STK666114So on his journey to adulthood he’s always had this story and phrase in the back of his head, he’s always loved Don Bluth’s animation style, The Secret of NIMH was one of his earliest artistic influences, and he just knew one day he was going to get around to doing his own entry into the fantasy, anthropomorphic animal world, and he was going to do the Mice Templar whatever it took. He started developing something in the late ‘90s, that was then simply shelved. He even dropped out of comics himself before starting work on Powers with Brian Michael Bendis in ’99. That series then debuted in 2000, and Mike Oeming got a brand new career handed to him.

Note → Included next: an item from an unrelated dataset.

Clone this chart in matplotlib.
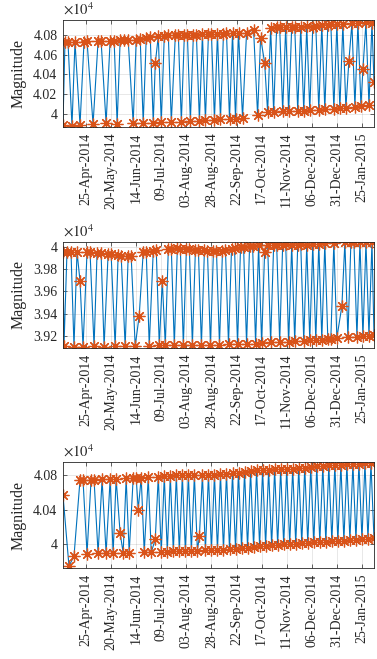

Riding on the success wave of that, he invited me to accompany him to a Robert McKee “Story” seminar. For those who don’t know, Robert McKee is probably one of the most impactful screenwriting seminar guys that almost everyone in Hollywood seems to swear by. He doesn’t have a gimmick on how to tell stories, but he strips stories down to their skeletons so that you understand their structure. Once you understand the structure, you can identify what works and what doesn’t work. Mike took me back in ’03, and ever since then I’ll find myself watching television and if I really love a show, it’s following McKee principles. If I think a show isn’t engaging me and the storytelling isn’t working, they’re usually defying a McKee principle. But that’s a whole segment for (advertisement voice) “Robert McKee’s Story! Look it up if you’re inspired to do creative writing in any medium or genre! Get his book, get his audio or attend one of his seminars—it will change your storytelling life!” End commercial.

Mice Templar

So it was this seminar that Mike Oeming very graciously, generously allowed me to go with him to New York. One night we were having dinner after one of the lecture days and he made mention that he was getting serious about digging Mice Templar out of mothballs again. I knew about it and was pretty excited by his returning to it… only Mike said he dug out his old notes and realized it was too “Joseph Campbell” derived, it was beat for beat the Hero’s Journey, to the point where one read the opening sequences and you knew exactly how the story was ultimately going to end because it was that close to the archetypes.

He felt that when he reread the work he‘d written in the ‘90s he realized he was chronicling a succession of adventures, and while they were fantasy based, there was no coherent theme… not just to the story, but no coherence to its mythology or universe. It was just “Well, if my heroes need a magic sword, here’s the magic sword. If you need the creepy old witch in the cave, here’s the creepy old witch in the cave.” Whatever stock fantasy archetype was needed to progress the story to the next adventure he had simply pulled it out of the ether because you can do that in a fantasy. But he realized an approach like that would isolate his story from the rest of the really great fantasy tales like Lord of the Rings, having a universe where his world resonated, where the adventure could resonate with the world itself. Mike said at that time he didn’t know how to do it. He then invited me aboard with the instruction to “Build me a world. Make it resonate.” This was followed by, “Use or discard whatever you feel like and adapt accordingly.” That was how my involvement in the development of The Mice Templar began.